- **Given material**:
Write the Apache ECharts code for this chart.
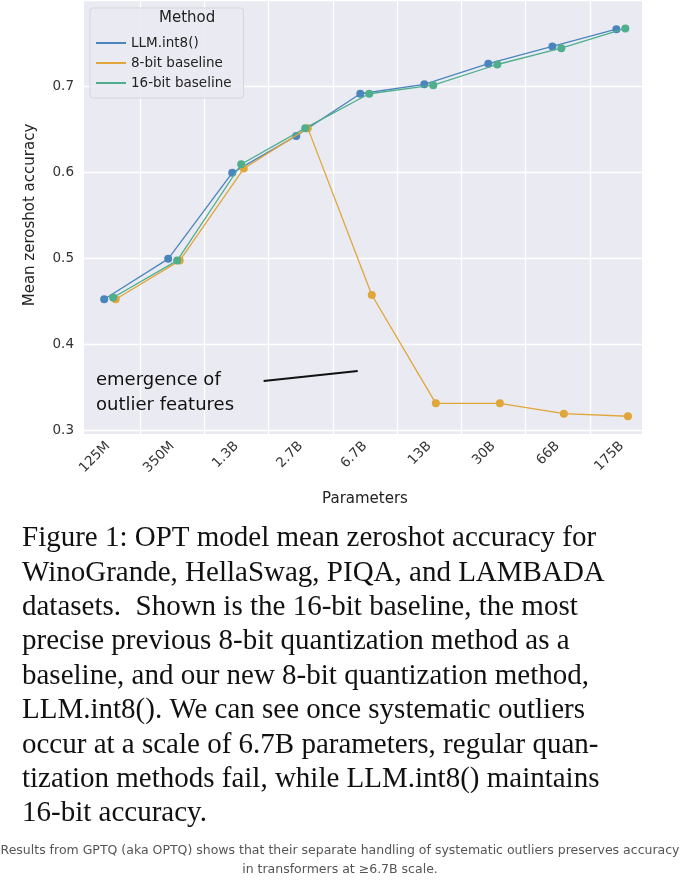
<!DOCTYPE html>
<html><head><meta charset="utf-8">
<script src="https://cdn.jsdelivr.net/npm/echarts@6/dist/echarts.min.js"></script>
<style>html,body{margin:0;padding:0;background:#fff}#c{width:680px;height:881px}</style>
</head><body><div id="c"></div>
<script>
const categories = ['125M','350M','1.3B','2.7B','6.7B','13B','30B','66B','175B'];
const seriesNames = ['LLM.int8()','8-bit baseline','16-bit baseline'];
const llmInt8 = [0.452,0.499,0.599,0.642,0.691,0.702,0.726,0.746,0.766];
const baseline8 = [0.452,0.497,0.604,0.651,0.457,0.331,0.331,0.319,0.316];
const baseline16 = [0.454,0.497,0.609,0.651,0.691,0.701,0.725,0.744,0.767];
const yTicks = [0.3,0.4,0.5,0.6,0.7];
const colors = ['#4a86bd','#e0a63a','#4fae8c'];
const dodge = [-0.06,0.12,0.08];
const captionLines = [
 'Figure 1: OPT model mean zeroshot accuracy for',
 'WinoGrande, HellaSwag, PIQA, and LAMBADA',
 'datasets.  Shown is the 16-bit baseline, the most',
 'precise previous 8-bit quantization method as a',
 'baseline, and our new 8-bit quantization method,',
 'LLM.int8(). We can see once systematic outliers',
 'occur at a scale of 6.7B parameters, regular quan-',
 'tization methods fail, while LLM.int8() maintains',
 '16-bit accuracy.'
];
const footer = ['Results from GPTQ (aka OPTQ) shows that their separate handling of systematic outliers preserves accuracy','in transformers at \u22656.7B scale.'];

const allSeries = [llmInt8, baseline8, baseline16];
const chart = echarts.init(document.getElementById('c'));
const series = allSeries.map((vals,k)=>({
  name: seriesNames[k], type:'line', xAxisIndex:0, yAxisIndex:0, z:3+k,
  data: vals.map((v,i)=>[i+dodge[k], v]),
  symbol:'circle', symbolSize:8, lineStyle:{width:1.3,color:colors[k]},
  itemStyle:{color:colors[k]}, emphasis:{disabled:true}
}));
series[0].markLine = {silent:true, symbol:'none', label:{show:false}, z:2,
  lineStyle:{type:[9,6],color:'#777',width:1.5},
  data:[[{coord:[4,0.8]},{coord:[4,0.295]}]]};
series[1].markLine = {silent:true, symbol:['none','arrow'], symbolSize:[0,16], label:{show:false},
  lineStyle:{type:'solid',color:'#111',width:2},
  data:[[{coord:[2.43,0.357]},{coord:[3.9,0.3685]}]]};
series.push({type:'line', xAxisIndex:1, yAxisIndex:1, data:[], silent:true});

const graphic = [
  {type:'rect', z:-10, shape:{x:84,y:0,width:558,height:434}, style:{fill:'#eaeaf2'}},
  {type:'text', left:159, top:11, style:{text:'Method', font:'15px "DejaVu Sans"', fill:'#222'}, z:100},
  {type:'text', left:96, top:368, style:{text:'emergence of\noutlier features', font:'18px "DejaVu Sans"', fill:'#111', lineHeight:25}, z:100}
];
captionLines.forEach((t,i)=>graphic.push({type:'text', left:22, top:524+i*34.4,
  style:{text:t, font:'29px "Liberation Serif"', fill:'#111'}}));
footer.forEach((t,i)=>graphic.push({type:'text', x:340, y:844+i*19,
  style:{text:t, font:'12.5px "DejaVu Sans"', fill:'#555', textAlign:'center'}}));

chart.setOption({
  animation:false, color:colors,
  grid:[{left:84,right:38,top:-7.5,bottom:451},{left:76,right:26,top:0,bottom:447}],
  xAxis:[
    {type:'value', gridIndex:0, min:-0.375, max:8.34, show:false},
    {type:'category', gridIndex:1, data:categories, boundaryGap:true,
     axisLine:{show:false}, axisTick:{show:false},
     splitLine:{show:true, interval:0, lineStyle:{color:'#fff',width:1.3}},
     axisLabel:{rotate:45, interval:0, margin:10, fontSize:13.5, color:'#333', fontFamily:'DejaVu Sans'},
     name:'Parameters', nameLocation:'middle', nameGap:58,
     nameTextStyle:{fontSize:15, color:'#222', fontFamily:'DejaVu Sans'}}
  ],
  yAxis:[
    {type:'value', gridIndex:0, min:0.3, max:0.8, interval:0.1,
     axisLine:{show:false}, axisTick:{show:false},
     splitLine:{lineStyle:{color:'#fff',width:1.3}},
     axisLabel:{margin:10, fontSize:13.5, color:'#333', fontFamily:'DejaVu Sans',
       formatter:v=> yTicks.some(t=>Math.abs(t-v)<1e-6) ? v.toFixed(1) : ''},
     name:'Mean zeroshot accuracy', nameLocation:'middle', nameGap:46,
     nameTextStyle:{fontSize:15, color:'#222', fontFamily:'DejaVu Sans'}},
    {type:'value', gridIndex:1, show:false}
  ],
  legend:{data:seriesNames, orient:'vertical', left:90, top:8, padding:[28,12,8,6],
    backgroundColor:'rgba(234,234,242,0.85)', borderColor:'#d5d5dd', borderWidth:1, borderRadius:3,
    itemWidth:30, itemHeight:2, itemGap:6, icon:'rect',
    textStyle:{fontSize:13.5, color:'#222', fontFamily:'DejaVu Sans'}},
  graphic: graphic,
  series: series
});
</script></body></html>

- **Exercise aim**: Return the listing above unchanged, apart from dropping its pictures.

- **Task solution**:
Write the Apache ECharts code for this chart.
<!DOCTYPE html>
<html><head><meta charset="utf-8">
<script src="https://cdn.jsdelivr.net/npm/echarts@6/dist/echarts.min.js"></script>
<style>html,body{margin:0;padding:0;background:#fff}#c{width:680px;height:881px}</style>
</head><body><div id="c"></div>
<script>
const categories = ['125M','350M','1.3B','2.7B','6.7B','13B','30B','66B','175B'];
const seriesNames = ['LLM.int8()','8-bit baseline','16-bit baseline'];
const llmInt8 = [0.452,0.499,0.599,0.642,0.691,0.702,0.726,0.746,0.766];
const baseline8 = [0.452,0.497,0.604,0.651,0.457,0.331,0.331,0.319,0.316];
const baseline16 = [0.454,0.497,0.609,0.651,0.691,0.701,0.725,0.744,0.767];
const yTicks = [0.3,0.4,0.5,0.6,0.7];
const colors = ['#4a86bd','#e0a63a','#4fae8c'];
const dodge = [-0.06,0.12,0.08];
const captionLines = [
 'Figure 1: OPT model mean zeroshot accuracy for',
 'WinoGrande, HellaSwag, PIQA, and LAMBADA',
 'datasets.  Shown is the 16-bit baseline, the most',
 'precise previous 8-bit quantization method as a',
 'baseline, and our new 8-bit quantization method,',
 'LLM.int8(). We can see once systematic outliers',
 'occur at a scale of 6.7B parameters, regular quan-',
 'tization methods fail, while LLM.int8() maintains',
 '16-bit accuracy.'
];
const footer = ['Results from GPTQ (aka OPTQ) shows that their separate handling of systematic outliers preserves accuracy','in transformers at \u22656.7B scale.'];

const allSeries = [llmInt8, baseline8, baseline16];
const chart = echarts.init(document.getElementById('c'));
const series = allSeries.map((vals,k)=>({
  name: seriesNames[k], type:'line', xAxisIndex:0, yAxisIndex:0, z:3+k,
  data: vals.map((v,i)=>[i+dodge[k], v]),
  symbol:'circle', symbolSize:8, lineStyle:{width:1.3,color:colors[k]},
  itemStyle:{color:colors[k]}, emphasis:{disabled:true}
}));
series[0].markLine = {silent:true, symbol:'none', label:{show:false}, z:2,
  lineStyle:{type:[9,6],color:'#777',width:1.5},
  data:[[{coord:[4,0.8]},{coord:[4,0.295]}]]};
series[1].markLine = {silent:true, symbol:['none','arrow'], symbolSize:[0,16], label:{show:false},
  lineStyle:{type:'solid',color:'#111',width:2},
  data:[[{coord:[2.43,0.357]},{coord:[3.9,0.3685]}]]};
series.push({type:'line', xAxisIndex:1, yAxisIndex:1, data:[], silent:true});

const graphic = [
  {type:'rect', z:-10, shape:{x:84,y:0,width:558,height:434}, style:{fill:'#eaeaf2'}},
  {type:'text', left:159, top:11, style:{text:'Method', font:'15px "DejaVu Sans"', fill:'#222'}, z:100},
  {type:'text', left:96, top:368, style:{text:'emergence of\noutlier features', font:'18px "DejaVu Sans"', fill:'#111', lineHeight:25}, z:100}
];
captionLines.forEach((t,i)=>graphic.push({type:'text', left:22, top:524+i*34.4,
  style:{text:t, font:'29px "Liberation Serif"', fill:'#111'}}));
footer.forEach((t,i)=>graphic.push({type:'text', x:340, y:844+i*19,
  style:{text:t, font:'12.5px "DejaVu Sans"', fill:'#555', textAlign:'center'}}));

chart.setOption({
  animation:false, color:colors,
  grid:[{left:84,right:38,top:-7.5,bottom:451},{left:76,right:26,top:0,bottom:447}],
  xAxis:[
    {type:'value', gridIndex:0, min:-0.375, max:8.34, show:false},
    {type:'category', gridIndex:1, data:categories, boundaryGap:true,
     axisLine:{show:false}, axisTick:{show:false},
     splitLine:{show:true, interval:0, lineStyle:{color:'#fff',width:1.3}},
     axisLabel:{rotate:45, interval:0, margin:10, fontSize:13.5, color:'#333', fontFamily:'DejaVu Sans'},
     name:'Parameters', nameLocation:'middle', nameGap:58,
     nameTextStyle:{fontSize:15, color:'#222', fontFamily:'DejaVu Sans'}}
  ],
  yAxis:[
    {type:'value', gridIndex:0, min:0.3, max:0.8, interval:0.1,
     axisLine:{show:false}, axisTick:{show:false},
     splitLine:{lineStyle:{color:'#fff',width:1.3}},
     axisLabel:{margin:10, fontSize:13.5, color:'#333', fontFamily:'DejaVu Sans',
       formatter:v=> yTicks.some(t=>Math.abs(t-v)<1e-6) ? v.toFixed(1) : ''},
     name:'Mean zeroshot accuracy', nameLocation:'middle', nameGap:46,
     nameTextStyle:{fontSize:15, color:'#222', fontFamily:'DejaVu Sans'}},
    {type:'value', gridIndex:1, show:false}
  ],
  legend:{data:seriesNames, orient:'vertical', left:90, top:8, padding:[28,12,8,6],
    backgroundColor:'rgba(234,234,242,0.85)', borderColor:'#d5d5dd', borderWidth:1, borderRadius:3,
    itemWidth:30, itemHeight:2, itemGap:6, icon:'rect',
    textStyle:{fontSize:13.5, color:'#222', fontFamily:'DejaVu Sans'}},
  graphic: graphic,
  series: series
});
</script></body></html>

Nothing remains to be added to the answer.